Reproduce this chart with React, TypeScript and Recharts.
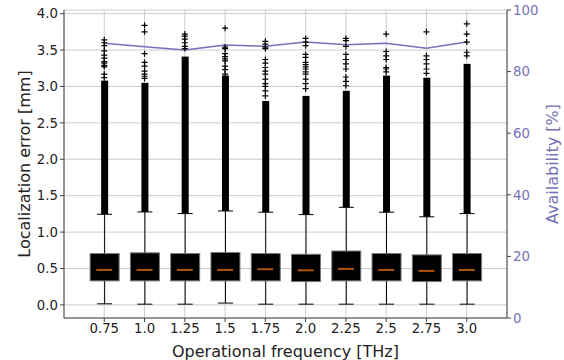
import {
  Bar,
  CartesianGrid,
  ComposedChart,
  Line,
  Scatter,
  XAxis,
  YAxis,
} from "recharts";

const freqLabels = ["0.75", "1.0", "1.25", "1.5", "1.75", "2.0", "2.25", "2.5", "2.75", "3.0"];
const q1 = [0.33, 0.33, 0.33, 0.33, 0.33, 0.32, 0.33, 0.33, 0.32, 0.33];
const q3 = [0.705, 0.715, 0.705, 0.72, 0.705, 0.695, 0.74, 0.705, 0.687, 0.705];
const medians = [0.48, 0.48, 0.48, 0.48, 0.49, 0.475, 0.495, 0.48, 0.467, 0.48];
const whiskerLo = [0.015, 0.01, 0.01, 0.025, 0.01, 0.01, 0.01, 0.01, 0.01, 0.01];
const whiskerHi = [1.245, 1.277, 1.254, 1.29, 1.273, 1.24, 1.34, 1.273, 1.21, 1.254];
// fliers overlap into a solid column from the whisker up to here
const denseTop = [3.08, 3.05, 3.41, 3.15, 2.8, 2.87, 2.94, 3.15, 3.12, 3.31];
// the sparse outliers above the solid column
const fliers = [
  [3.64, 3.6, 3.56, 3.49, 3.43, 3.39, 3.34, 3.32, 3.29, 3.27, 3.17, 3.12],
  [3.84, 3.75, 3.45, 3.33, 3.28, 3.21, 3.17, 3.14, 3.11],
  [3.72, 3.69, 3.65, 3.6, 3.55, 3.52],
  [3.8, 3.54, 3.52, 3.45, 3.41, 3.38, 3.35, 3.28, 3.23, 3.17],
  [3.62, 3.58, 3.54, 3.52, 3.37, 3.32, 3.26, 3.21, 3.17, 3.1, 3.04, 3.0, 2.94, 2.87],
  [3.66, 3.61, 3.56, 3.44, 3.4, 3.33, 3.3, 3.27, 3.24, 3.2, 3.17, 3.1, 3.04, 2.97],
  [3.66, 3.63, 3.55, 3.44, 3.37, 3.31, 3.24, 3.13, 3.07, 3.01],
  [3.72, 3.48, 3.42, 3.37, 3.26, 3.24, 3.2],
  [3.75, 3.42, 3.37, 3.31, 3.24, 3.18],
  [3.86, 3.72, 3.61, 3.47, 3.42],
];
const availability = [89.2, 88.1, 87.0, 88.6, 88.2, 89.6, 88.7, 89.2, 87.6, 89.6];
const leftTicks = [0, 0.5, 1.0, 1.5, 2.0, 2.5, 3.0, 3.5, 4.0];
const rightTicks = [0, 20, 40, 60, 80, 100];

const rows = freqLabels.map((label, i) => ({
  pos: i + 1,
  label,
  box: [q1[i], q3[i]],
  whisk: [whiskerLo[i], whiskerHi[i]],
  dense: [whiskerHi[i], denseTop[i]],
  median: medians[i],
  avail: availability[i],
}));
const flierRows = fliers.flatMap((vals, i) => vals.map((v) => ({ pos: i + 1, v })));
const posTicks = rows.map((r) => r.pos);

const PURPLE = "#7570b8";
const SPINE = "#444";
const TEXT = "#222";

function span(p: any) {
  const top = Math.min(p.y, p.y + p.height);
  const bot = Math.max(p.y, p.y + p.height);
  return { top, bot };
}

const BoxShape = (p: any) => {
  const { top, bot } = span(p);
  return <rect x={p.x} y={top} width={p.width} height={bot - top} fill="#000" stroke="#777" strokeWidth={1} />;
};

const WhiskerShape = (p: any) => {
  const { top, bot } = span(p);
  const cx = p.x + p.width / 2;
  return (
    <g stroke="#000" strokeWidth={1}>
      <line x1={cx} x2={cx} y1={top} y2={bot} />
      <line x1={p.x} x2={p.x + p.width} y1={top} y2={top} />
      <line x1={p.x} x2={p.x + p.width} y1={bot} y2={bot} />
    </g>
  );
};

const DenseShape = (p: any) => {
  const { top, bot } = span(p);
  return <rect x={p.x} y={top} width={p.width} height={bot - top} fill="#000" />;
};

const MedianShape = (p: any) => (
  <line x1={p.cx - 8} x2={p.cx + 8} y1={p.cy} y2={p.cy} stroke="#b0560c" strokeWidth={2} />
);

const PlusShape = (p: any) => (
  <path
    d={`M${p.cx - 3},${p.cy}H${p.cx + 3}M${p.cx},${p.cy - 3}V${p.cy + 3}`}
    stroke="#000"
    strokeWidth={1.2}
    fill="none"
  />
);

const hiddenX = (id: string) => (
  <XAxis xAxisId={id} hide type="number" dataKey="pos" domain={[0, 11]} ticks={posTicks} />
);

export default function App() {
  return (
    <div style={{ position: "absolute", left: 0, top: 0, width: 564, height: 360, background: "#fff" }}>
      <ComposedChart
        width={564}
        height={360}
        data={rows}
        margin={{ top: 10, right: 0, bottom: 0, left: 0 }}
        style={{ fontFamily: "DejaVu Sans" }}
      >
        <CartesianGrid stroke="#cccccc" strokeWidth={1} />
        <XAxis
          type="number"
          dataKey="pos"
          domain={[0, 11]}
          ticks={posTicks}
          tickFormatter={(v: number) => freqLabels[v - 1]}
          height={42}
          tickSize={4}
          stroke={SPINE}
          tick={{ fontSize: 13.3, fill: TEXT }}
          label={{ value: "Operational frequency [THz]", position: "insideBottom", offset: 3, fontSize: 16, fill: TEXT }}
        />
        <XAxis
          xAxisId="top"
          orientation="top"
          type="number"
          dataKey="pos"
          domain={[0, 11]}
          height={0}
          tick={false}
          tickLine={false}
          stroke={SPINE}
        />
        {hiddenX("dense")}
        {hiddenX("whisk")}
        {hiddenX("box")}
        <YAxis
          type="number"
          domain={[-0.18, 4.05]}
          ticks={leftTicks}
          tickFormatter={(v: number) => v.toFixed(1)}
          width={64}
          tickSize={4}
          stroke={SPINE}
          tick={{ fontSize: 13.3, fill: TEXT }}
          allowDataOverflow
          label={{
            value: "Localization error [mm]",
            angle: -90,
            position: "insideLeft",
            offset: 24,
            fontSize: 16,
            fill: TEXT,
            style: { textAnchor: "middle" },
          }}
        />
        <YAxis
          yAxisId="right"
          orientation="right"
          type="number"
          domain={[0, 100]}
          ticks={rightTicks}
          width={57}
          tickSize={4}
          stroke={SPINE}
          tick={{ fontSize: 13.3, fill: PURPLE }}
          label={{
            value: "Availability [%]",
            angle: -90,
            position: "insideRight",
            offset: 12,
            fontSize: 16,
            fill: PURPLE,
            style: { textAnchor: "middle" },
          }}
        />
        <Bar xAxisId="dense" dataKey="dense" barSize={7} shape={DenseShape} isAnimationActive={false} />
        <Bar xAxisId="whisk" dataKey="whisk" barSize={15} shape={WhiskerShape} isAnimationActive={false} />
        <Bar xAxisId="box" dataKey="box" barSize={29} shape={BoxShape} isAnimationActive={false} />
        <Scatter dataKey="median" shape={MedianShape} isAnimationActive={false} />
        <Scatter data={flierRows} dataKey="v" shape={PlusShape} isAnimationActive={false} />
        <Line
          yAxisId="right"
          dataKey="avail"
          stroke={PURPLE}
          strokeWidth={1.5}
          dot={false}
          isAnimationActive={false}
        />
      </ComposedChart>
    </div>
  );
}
-.-.-
▶ _What to produce_:
Give back the whole listing as it stands, minus its pictures.

▶ _Right answer_:
Reproduce this chart with React, TypeScript and Recharts.
import {
  Bar,
  CartesianGrid,
  ComposedChart,
  Line,
  Scatter,
  XAxis,
  YAxis,
} from "recharts";

const freqLabels = ["0.75", "1.0", "1.25", "1.5", "1.75", "2.0", "2.25", "2.5", "2.75", "3.0"];
const q1 = [0.33, 0.33, 0.33, 0.33, 0.33, 0.32, 0.33, 0.33, 0.32, 0.33];
const q3 = [0.705, 0.715, 0.705, 0.72, 0.705, 0.695, 0.74, 0.705, 0.687, 0.705];
const medians = [0.48, 0.48, 0.48, 0.48, 0.49, 0.475, 0.495, 0.48, 0.467, 0.48];
const whiskerLo = [0.015, 0.01, 0.01, 0.025, 0.01, 0.01, 0.01, 0.01, 0.01, 0.01];
const whiskerHi = [1.245, 1.277, 1.254, 1.29, 1.273, 1.24, 1.34, 1.273, 1.21, 1.254];
// fliers overlap into a solid column from the whisker up to here
const denseTop = [3.08, 3.05, 3.41, 3.15, 2.8, 2.87, 2.94, 3.15, 3.12, 3.31];
// the sparse outliers above the solid column
const fliers = [
  [3.64, 3.6, 3.56, 3.49, 3.43, 3.39, 3.34, 3.32, 3.29, 3.27, 3.17, 3.12],
  [3.84, 3.75, 3.45, 3.33, 3.28, 3.21, 3.17, 3.14, 3.11],
  [3.72, 3.69, 3.65, 3.6, 3.55, 3.52],
  [3.8, 3.54, 3.52, 3.45, 3.41, 3.38, 3.35, 3.28, 3.23, 3.17],
  [3.62, 3.58, 3.54, 3.52, 3.37, 3.32, 3.26, 3.21, 3.17, 3.1, 3.04, 3.0, 2.94, 2.87],
  [3.66, 3.61, 3.56, 3.44, 3.4, 3.33, 3.3, 3.27, 3.24, 3.2, 3.17, 3.1, 3.04, 2.97],
  [3.66, 3.63, 3.55, 3.44, 3.37, 3.31, 3.24, 3.13, 3.07, 3.01],
  [3.72, 3.48, 3.42, 3.37, 3.26, 3.24, 3.2],
  [3.75, 3.42, 3.37, 3.31, 3.24, 3.18],
  [3.86, 3.72, 3.61, 3.47, 3.42],
];
const availability = [89.2, 88.1, 87.0, 88.6, 88.2, 89.6, 88.7, 89.2, 87.6, 89.6];
const leftTicks = [0, 0.5, 1.0, 1.5, 2.0, 2.5, 3.0, 3.5, 4.0];
const rightTicks = [0, 20, 40, 60, 80, 100];

const rows = freqLabels.map((label, i) => ({
  pos: i + 1,
  label,
  box: [q1[i], q3[i]],
  whisk: [whiskerLo[i], whiskerHi[i]],
  dense: [whiskerHi[i], denseTop[i]],
  median: medians[i],
  avail: availability[i],
}));
const flierRows = fliers.flatMap((vals, i) => vals.map((v) => ({ pos: i + 1, v })));
const posTicks = rows.map((r) => r.pos);

const PURPLE = "#7570b8";
const SPINE = "#444";
const TEXT = "#222";

function span(p: any) {
  const top = Math.min(p.y, p.y + p.height);
  const bot = Math.max(p.y, p.y + p.height);
  return { top, bot };
}

const BoxShape = (p: any) => {
  const { top, bot } = span(p);
  return <rect x={p.x} y={top} width={p.width} height={bot - top} fill="#000" stroke="#777" strokeWidth={1} />;
};

const WhiskerShape = (p: any) => {
  const { top, bot } = span(p);
  const cx = p.x + p.width / 2;
  return (
    <g stroke="#000" strokeWidth={1}>
      <line x1={cx} x2={cx} y1={top} y2={bot} />
      <line x1={p.x} x2={p.x + p.width} y1={top} y2={top} />
      <line x1={p.x} x2={p.x + p.width} y1={bot} y2={bot} />
    </g>
  );
};

const DenseShape = (p: any) => {
  const { top, bot } = span(p);
  return <rect x={p.x} y={top} width={p.width} height={bot - top} fill="#000" />;
};

const MedianShape = (p: any) => (
  <line x1={p.cx - 8} x2={p.cx + 8} y1={p.cy} y2={p.cy} stroke="#b0560c" strokeWidth={2} />
);

const PlusShape = (p: any) => (
  <path
    d={`M${p.cx - 3},${p.cy}H${p.cx + 3}M${p.cx},${p.cy - 3}V${p.cy + 3}`}
    stroke="#000"
    strokeWidth={1.2}
    fill="none"
  />
);

const hiddenX = (id: string) => (
  <XAxis xAxisId={id} hide type="number" dataKey="pos" domain={[0, 11]} ticks={posTicks} />
);

export default function App() {
  return (
    <div style={{ position: "absolute", left: 0, top: 0, width: 564, height: 360, background: "#fff" }}>
      <ComposedChart
        width={564}
        height={360}
        data={rows}
        margin={{ top: 10, right: 0, bottom: 0, left: 0 }}
        style={{ fontFamily: "DejaVu Sans" }}
      >
        <CartesianGrid stroke="#cccccc" strokeWidth={1} />
        <XAxis
          type="number"
          dataKey="pos"
          domain={[0, 11]}
          ticks={posTicks}
          tickFormatter={(v: number) => freqLabels[v - 1]}
          height={42}
          tickSize={4}
          stroke={SPINE}
          tick={{ fontSize: 13.3, fill: TEXT }}
          label={{ value: "Operational frequency [THz]", position: "insideBottom", offset: 3, fontSize: 16, fill: TEXT }}
        />
        <XAxis
          xAxisId="top"
          orientation="top"
          type="number"
          dataKey="pos"
          domain={[0, 11]}
          height={0}
          tick={false}
          tickLine={false}
          stroke={SPINE}
        />
        {hiddenX("dense")}
        {hiddenX("whisk")}
        {hiddenX("box")}
        <YAxis
          type="number"
          domain={[-0.18, 4.05]}
          ticks={leftTicks}
          tickFormatter={(v: number) => v.toFixed(1)}
          width={64}
          tickSize={4}
          stroke={SPINE}
          tick={{ fontSize: 13.3, fill: TEXT }}
          allowDataOverflow
          label={{
            value: "Localization error [mm]",
            angle: -90,
            position: "insideLeft",
            offset: 24,
            fontSize: 16,
            fill: TEXT,
            style: { textAnchor: "middle" },
          }}
        />
        <YAxis
          yAxisId="right"
          orientation="right"
          type="number"
          domain={[0, 100]}
          ticks={rightTicks}
          width={57}
          tickSize={4}
          stroke={SPINE}
          tick={{ fontSize: 13.3, fill: PURPLE }}
          label={{
            value: "Availability [%]",
            angle: -90,
            position: "insideRight",
            offset: 12,
            fontSize: 16,
            fill: PURPLE,
            style: { textAnchor: "middle" },
          }}
        />
        <Bar xAxisId="dense" dataKey="dense" barSize={7} shape={DenseShape} isAnimationActive={false} />
        <Bar xAxisId="whisk" dataKey="whisk" barSize={15} shape={WhiskerShape} isAnimationActive={false} />
        <Bar xAxisId="box" dataKey="box" barSize={29} shape={BoxShape} isAnimationActive={false} />
        <Scatter dataKey="median" shape={MedianShape} isAnimationActive={false} />
        <Scatter data={flierRows} dataKey="v" shape={PlusShape} isAnimationActive={false} />
        <Line
          yAxisId="right"
          dataKey="avail"
          stroke={PURPLE}
          strokeWidth={1.5}
          dot={false}
          isAnimationActive={false}
        />
      </ComposedChart>
    </div>
  );
}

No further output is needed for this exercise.